The chairman of Egypt’s election commission said Monday that the presidential election will be held March 26–28, with a runoff in April.
President Abdel-Fattah el-Sissi has yet to formally announce his bid for re-election, but is widely expected to run and win a second four-year term. Authorities have waged a wide-scale crackdown on dissent since el-Sissi, as defense minister, led the military overthrow of an elected but divisive Islamist president in 2013.
Lasheen Ibrahim, the chairman of the national election authority, announced the dates for the election. A runoff will be held April 24–26 if no candidate secures more than 50 percent of the vote. Egyptian expatriates will vote March 16–18 and April 19–21.
A prominent human rights activist, Khaled Ali, has said he would also run. Hanging over his bid, however, is a September conviction for allegedly making a gesture the day he won a court case in January against the government’s decision to transfer two strategic Red Sea islands to Saudi Arabia. Ali also received a suspended three-month jail sentence. He has appealed the conviction.

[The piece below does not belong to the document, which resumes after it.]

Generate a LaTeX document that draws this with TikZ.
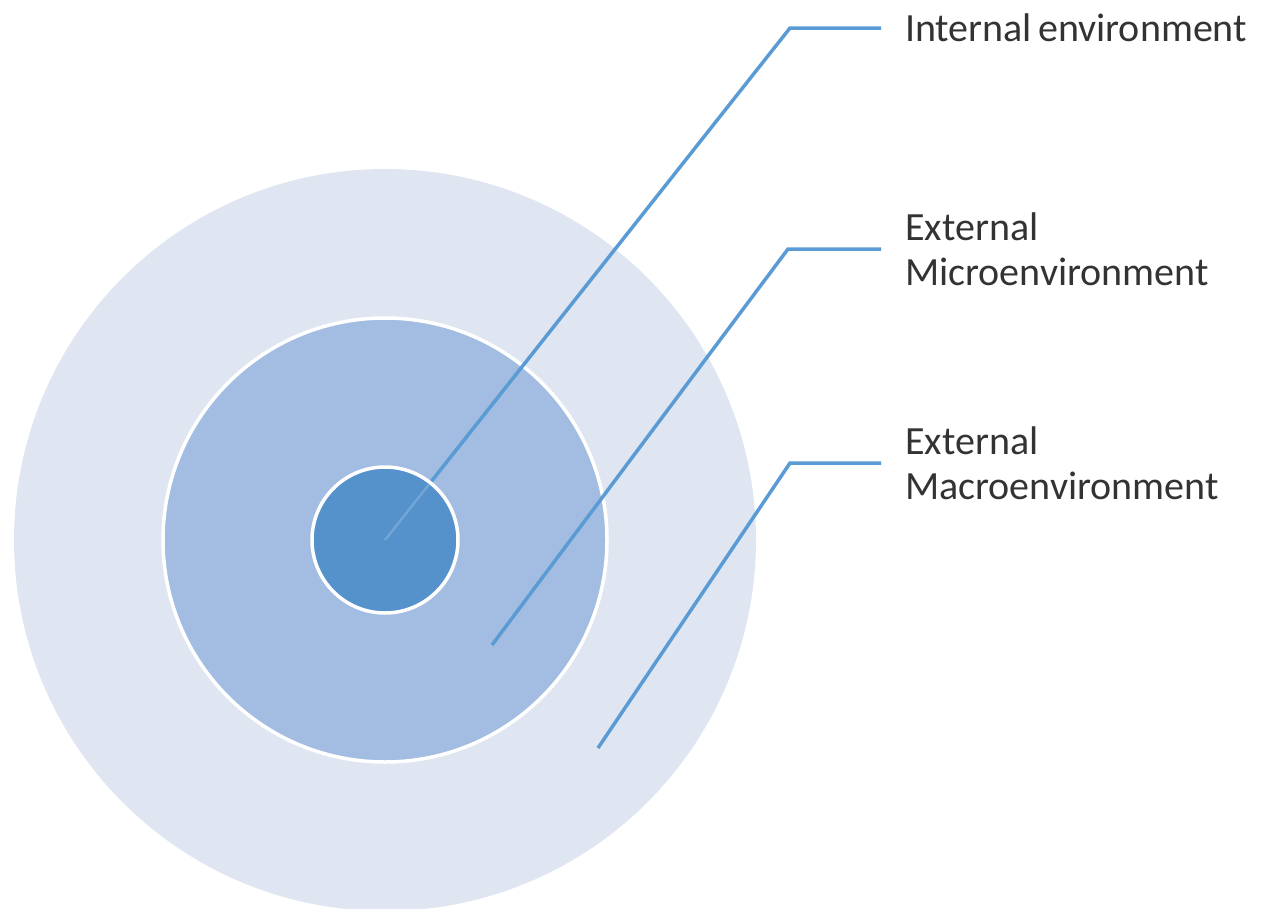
\documentclass[tikz,border=0pt]{standalone}
\usepackage{fontspec}
\setmainfont{Carlito}
\definecolor{outerc}{HTML}{DFE6F1}
\definecolor{midc}{HTML}{A2BDE1}
\definecolor{innerc}{HTML}{5592CB}
\definecolor{linec}{HTML}{5B9BD5}
\definecolor{txtc}{HTML}{333333}
\begin{document}
\begin{tikzpicture}[x=1pt,y=-1pt,
  ring/.style={draw=white,line width=3.5pt},
  leader/.style={draw=linec,line width=3.5pt,shorten >=24pt},
  lbl/.style={anchor=west,inner sep=0pt,text=txtc,align=left,
    font=\fontsize{40}{45}\selectfont}]
\useasboundingbox (0,0) rectangle (1269,908);
\clip (0,0) rectangle (1269,908);
\coordinate (c) at (385,540);
\fill[outerc] (c) circle (371);
\path[fill=midc,ring] (c) circle (222);
% labels
\node[lbl] (t1) at (905,28) {Internal\hspace{-3pt} environment};
\node[lbl] (t2) at (905,249) {External\\Microenvironment};
\node[lbl] (t3) at (905,463) {External\\Macroenvironment};
% leader corners and free ends
\coordinate (k1) at (790,28);
\coordinate (k2) at (788,249);
\coordinate (k3) at (790,463);
\coordinate (e2) at (492,645);
\coordinate (e3) at (598,748);
\draw[leader] (c) -- (k1) -- (t1.west);
\path[fill=innerc,ring] (c) circle (73);
\begin{scope}
  \clip (c) circle (71);
  \draw[draw=linec!70!white,line width=2.5pt,opacity=0.5] (c) -- (k1);
\end{scope}
\draw[leader] (e2) -- (k2) -- (t2.west);
\draw[leader] (e3) -- (k3) -- (t3.west);
\end{tikzpicture}
\end{document}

Army Col. Ahmed Konsowa, who also announced his intention to run, was sentenced to six years in prison by a military tribunal for violating a ban on political activism by active duty officers.
Ahmed Shafiq, who served as prime minister under autocrat Hosni Mubarak, who was ousted in the 2011 popular uprising, said Sunday he had decided against running after initially expressing interest.
In a statement posted on social media he said he wasn’t the “ideal person” to lead the nation at the present time.
A career air force officer, Shafiq narrowly lost to the Islamist Mohammed Morsi in the 2012 elections. Shortly after, he left for the United Arab Emirates where he lived in self-imposed exile until December, when he returned home.
He faced scathing criticism from pro-government media upon his return from the UAE.
Tens of thousands of people have been jailed since the army overthrew Morsi in 2013. The government has blocked hundreds of websites and has banned all unauthorized demonstrations. The Egyptian media is dominated by outlets that support the government.